# STATED TASK
For the entries below, copy exactly the line that contains "Emit a Python" through the line that contains "from matplotlib.patches import Rectangle", both ends included, and exclude all pictures.

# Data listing
##############################
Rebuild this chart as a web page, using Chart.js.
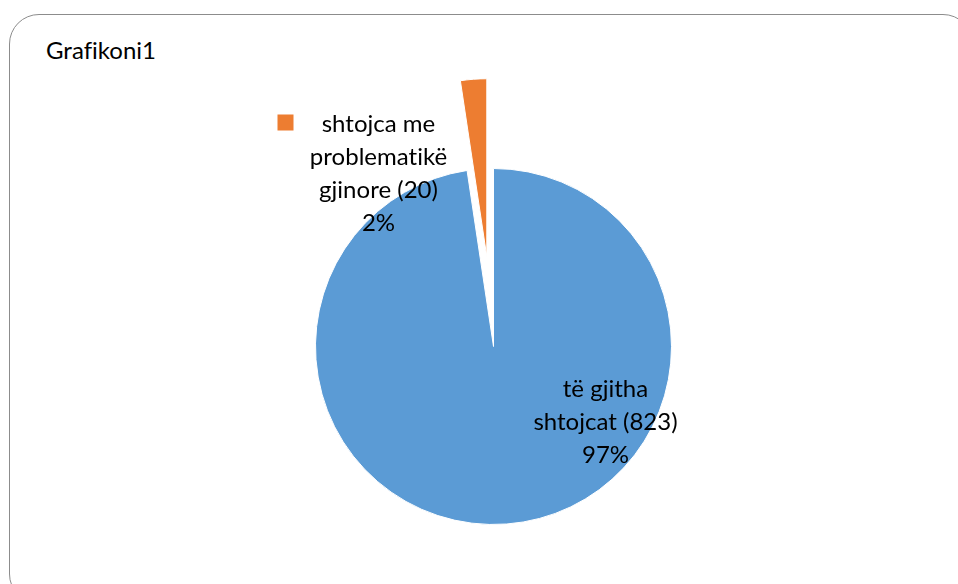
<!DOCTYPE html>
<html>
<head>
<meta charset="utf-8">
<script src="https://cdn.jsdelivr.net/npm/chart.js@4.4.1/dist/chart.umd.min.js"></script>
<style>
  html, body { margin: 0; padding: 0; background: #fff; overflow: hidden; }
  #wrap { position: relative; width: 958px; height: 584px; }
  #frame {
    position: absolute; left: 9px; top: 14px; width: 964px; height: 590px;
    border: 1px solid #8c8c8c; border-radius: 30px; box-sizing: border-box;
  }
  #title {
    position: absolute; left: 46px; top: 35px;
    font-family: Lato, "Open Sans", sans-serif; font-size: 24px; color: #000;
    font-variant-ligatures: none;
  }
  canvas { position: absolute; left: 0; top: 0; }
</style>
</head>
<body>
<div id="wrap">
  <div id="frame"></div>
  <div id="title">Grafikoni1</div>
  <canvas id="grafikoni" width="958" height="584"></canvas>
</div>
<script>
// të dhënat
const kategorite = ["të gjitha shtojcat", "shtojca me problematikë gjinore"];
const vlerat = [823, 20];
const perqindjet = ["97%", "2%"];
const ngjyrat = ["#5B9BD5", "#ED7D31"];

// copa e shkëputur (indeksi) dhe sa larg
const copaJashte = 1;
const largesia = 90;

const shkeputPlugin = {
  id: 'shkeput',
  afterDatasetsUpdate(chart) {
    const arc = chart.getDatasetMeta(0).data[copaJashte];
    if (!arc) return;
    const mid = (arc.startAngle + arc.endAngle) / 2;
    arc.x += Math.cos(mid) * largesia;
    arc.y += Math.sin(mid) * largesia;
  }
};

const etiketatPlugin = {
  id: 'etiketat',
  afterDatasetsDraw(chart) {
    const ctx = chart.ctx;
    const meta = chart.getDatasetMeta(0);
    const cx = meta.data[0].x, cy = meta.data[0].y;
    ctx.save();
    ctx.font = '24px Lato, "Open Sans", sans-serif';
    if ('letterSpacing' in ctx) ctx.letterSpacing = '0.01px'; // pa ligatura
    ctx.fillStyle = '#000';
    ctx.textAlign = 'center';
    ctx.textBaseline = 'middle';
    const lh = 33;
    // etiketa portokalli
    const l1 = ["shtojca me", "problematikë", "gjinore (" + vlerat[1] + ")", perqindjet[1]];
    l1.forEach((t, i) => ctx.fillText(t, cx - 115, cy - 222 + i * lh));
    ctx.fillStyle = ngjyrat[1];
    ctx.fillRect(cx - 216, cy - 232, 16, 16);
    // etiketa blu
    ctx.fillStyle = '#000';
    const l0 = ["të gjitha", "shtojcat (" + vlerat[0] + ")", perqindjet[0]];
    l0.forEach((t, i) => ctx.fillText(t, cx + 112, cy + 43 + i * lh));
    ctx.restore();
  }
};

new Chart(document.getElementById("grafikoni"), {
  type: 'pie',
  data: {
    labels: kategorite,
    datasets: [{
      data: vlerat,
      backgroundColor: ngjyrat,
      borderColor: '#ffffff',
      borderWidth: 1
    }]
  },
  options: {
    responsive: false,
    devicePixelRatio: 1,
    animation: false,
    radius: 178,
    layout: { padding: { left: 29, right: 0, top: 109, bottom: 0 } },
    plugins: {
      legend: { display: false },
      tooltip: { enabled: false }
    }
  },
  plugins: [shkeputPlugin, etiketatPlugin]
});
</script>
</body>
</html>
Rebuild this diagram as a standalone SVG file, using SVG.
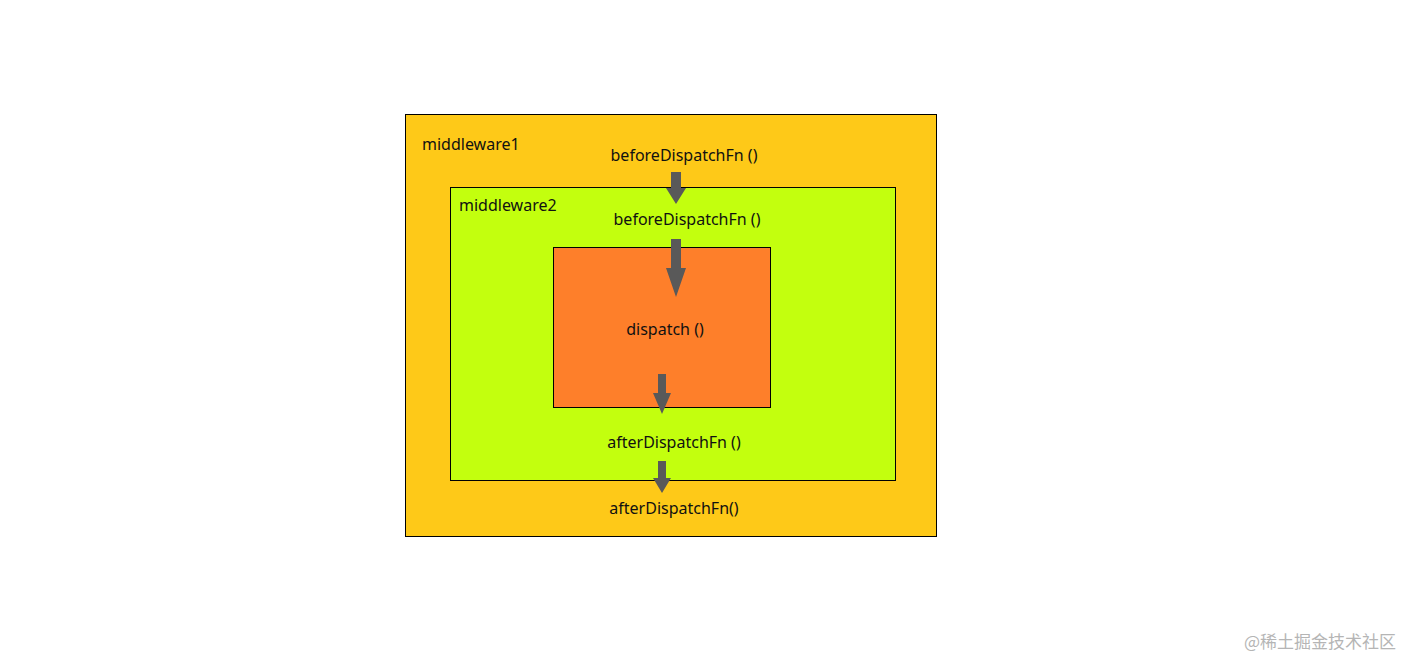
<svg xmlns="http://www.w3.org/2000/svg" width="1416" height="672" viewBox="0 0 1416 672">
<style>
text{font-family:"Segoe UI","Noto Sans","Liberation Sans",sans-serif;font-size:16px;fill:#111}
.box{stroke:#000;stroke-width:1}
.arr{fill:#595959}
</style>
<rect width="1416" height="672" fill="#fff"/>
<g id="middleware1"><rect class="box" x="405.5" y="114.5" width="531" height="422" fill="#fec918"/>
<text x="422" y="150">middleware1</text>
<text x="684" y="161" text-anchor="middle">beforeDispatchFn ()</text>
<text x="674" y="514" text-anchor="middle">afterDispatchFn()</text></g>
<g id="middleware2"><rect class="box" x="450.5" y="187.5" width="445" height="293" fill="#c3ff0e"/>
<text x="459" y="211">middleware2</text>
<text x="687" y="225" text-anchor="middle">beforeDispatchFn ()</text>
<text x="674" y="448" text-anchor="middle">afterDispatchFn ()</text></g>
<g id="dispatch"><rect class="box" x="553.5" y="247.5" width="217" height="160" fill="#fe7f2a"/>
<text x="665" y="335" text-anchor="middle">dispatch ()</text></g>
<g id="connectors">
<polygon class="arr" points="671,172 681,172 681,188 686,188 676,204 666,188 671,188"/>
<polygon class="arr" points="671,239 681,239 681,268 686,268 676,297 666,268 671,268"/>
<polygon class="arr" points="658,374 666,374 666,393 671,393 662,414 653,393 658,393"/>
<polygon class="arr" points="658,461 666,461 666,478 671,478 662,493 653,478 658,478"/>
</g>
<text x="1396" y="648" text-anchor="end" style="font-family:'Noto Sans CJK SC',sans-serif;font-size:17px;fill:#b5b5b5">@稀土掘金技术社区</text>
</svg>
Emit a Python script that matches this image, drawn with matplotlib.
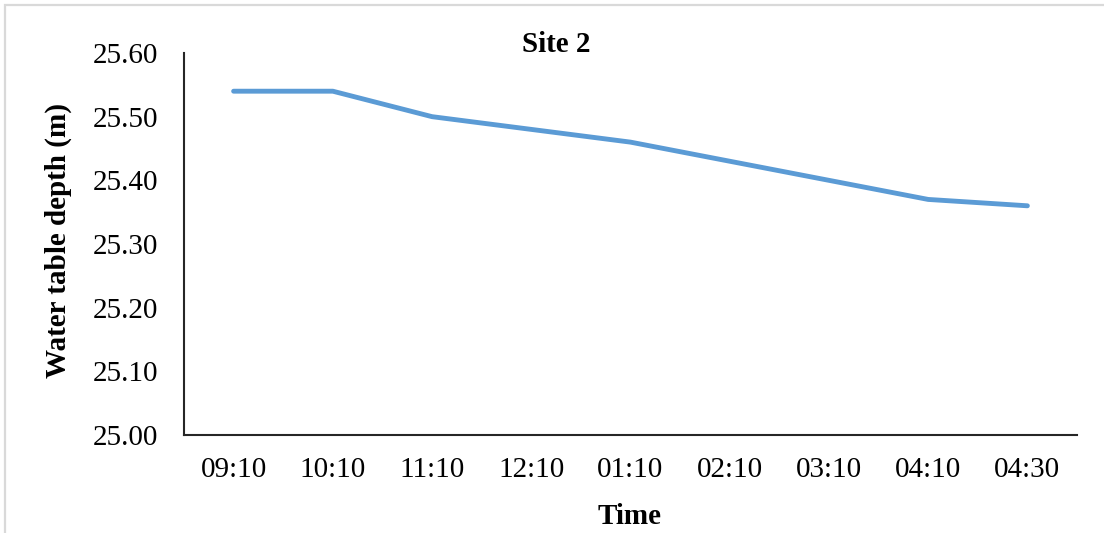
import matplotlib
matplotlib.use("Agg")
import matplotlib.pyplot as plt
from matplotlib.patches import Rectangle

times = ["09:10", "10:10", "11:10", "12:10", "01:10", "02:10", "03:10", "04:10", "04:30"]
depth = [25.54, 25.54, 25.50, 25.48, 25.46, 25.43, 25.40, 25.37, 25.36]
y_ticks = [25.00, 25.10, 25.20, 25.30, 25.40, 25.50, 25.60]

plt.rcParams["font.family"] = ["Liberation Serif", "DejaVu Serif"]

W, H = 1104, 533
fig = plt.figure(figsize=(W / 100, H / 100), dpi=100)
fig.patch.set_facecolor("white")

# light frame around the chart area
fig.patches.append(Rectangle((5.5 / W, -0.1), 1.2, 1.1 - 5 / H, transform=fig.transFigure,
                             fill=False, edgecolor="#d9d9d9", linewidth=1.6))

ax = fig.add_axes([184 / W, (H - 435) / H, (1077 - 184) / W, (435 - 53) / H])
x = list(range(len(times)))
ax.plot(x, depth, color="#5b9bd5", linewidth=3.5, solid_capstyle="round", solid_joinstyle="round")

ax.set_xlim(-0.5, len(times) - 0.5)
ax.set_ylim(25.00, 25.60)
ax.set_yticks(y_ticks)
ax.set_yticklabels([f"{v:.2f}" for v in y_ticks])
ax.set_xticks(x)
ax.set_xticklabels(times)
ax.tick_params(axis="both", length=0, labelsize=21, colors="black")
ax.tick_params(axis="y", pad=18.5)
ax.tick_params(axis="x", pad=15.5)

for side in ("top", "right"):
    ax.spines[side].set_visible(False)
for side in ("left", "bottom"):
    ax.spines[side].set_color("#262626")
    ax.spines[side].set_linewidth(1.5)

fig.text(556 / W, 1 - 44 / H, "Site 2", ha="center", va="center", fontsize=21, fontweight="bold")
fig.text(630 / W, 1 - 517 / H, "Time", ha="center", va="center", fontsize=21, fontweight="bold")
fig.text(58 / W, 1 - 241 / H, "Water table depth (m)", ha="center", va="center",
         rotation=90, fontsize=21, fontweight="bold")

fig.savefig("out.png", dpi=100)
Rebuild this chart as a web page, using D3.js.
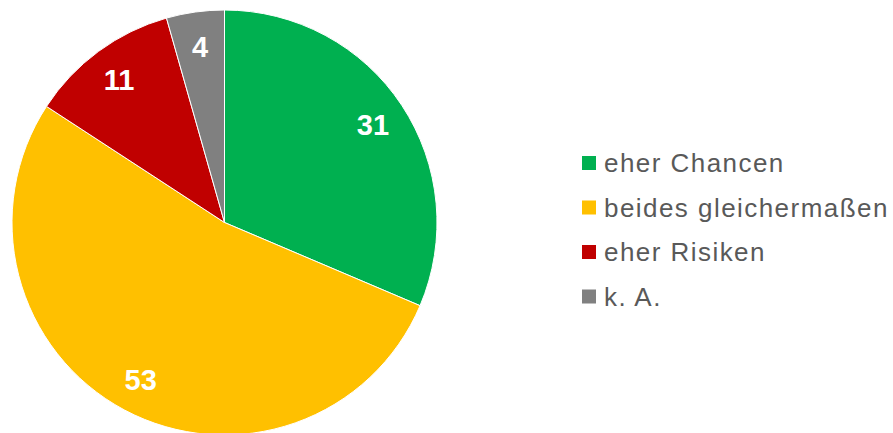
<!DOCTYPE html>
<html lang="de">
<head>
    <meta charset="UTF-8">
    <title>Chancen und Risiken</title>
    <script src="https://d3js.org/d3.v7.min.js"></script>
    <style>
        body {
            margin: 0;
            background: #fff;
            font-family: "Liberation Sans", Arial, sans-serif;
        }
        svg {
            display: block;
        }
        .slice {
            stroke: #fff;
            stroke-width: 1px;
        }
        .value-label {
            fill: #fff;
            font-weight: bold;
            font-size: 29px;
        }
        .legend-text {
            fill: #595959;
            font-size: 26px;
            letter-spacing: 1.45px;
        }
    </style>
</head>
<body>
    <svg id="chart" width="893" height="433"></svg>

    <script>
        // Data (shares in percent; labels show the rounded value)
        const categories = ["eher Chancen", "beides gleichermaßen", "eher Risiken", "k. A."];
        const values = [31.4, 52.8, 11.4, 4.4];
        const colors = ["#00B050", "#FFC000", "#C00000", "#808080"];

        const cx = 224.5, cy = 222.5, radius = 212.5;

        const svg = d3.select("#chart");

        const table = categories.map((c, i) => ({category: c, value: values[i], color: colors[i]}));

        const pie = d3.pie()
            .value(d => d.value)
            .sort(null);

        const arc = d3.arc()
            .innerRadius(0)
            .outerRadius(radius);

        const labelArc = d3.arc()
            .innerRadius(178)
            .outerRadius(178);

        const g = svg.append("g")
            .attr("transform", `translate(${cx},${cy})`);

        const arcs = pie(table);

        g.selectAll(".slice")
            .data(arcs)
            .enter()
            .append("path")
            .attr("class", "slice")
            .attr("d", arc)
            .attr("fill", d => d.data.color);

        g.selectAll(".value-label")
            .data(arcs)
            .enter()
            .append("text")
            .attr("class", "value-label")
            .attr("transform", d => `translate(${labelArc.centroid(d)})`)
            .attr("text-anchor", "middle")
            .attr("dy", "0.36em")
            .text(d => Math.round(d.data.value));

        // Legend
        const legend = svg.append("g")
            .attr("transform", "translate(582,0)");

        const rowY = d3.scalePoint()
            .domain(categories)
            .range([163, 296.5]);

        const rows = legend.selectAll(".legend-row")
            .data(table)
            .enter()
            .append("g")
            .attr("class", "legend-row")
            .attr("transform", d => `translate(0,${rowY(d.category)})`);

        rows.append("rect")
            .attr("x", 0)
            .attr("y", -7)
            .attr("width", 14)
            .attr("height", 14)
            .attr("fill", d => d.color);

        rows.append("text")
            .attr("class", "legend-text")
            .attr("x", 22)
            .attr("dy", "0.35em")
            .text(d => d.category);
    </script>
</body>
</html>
##############################
# COMPLETE RESPONSE
Emit a Python script that matches this image, drawn with matplotlib.
import matplotlib
matplotlib.use("Agg")
import matplotlib.pyplot as plt
from matplotlib.patches import Rectangle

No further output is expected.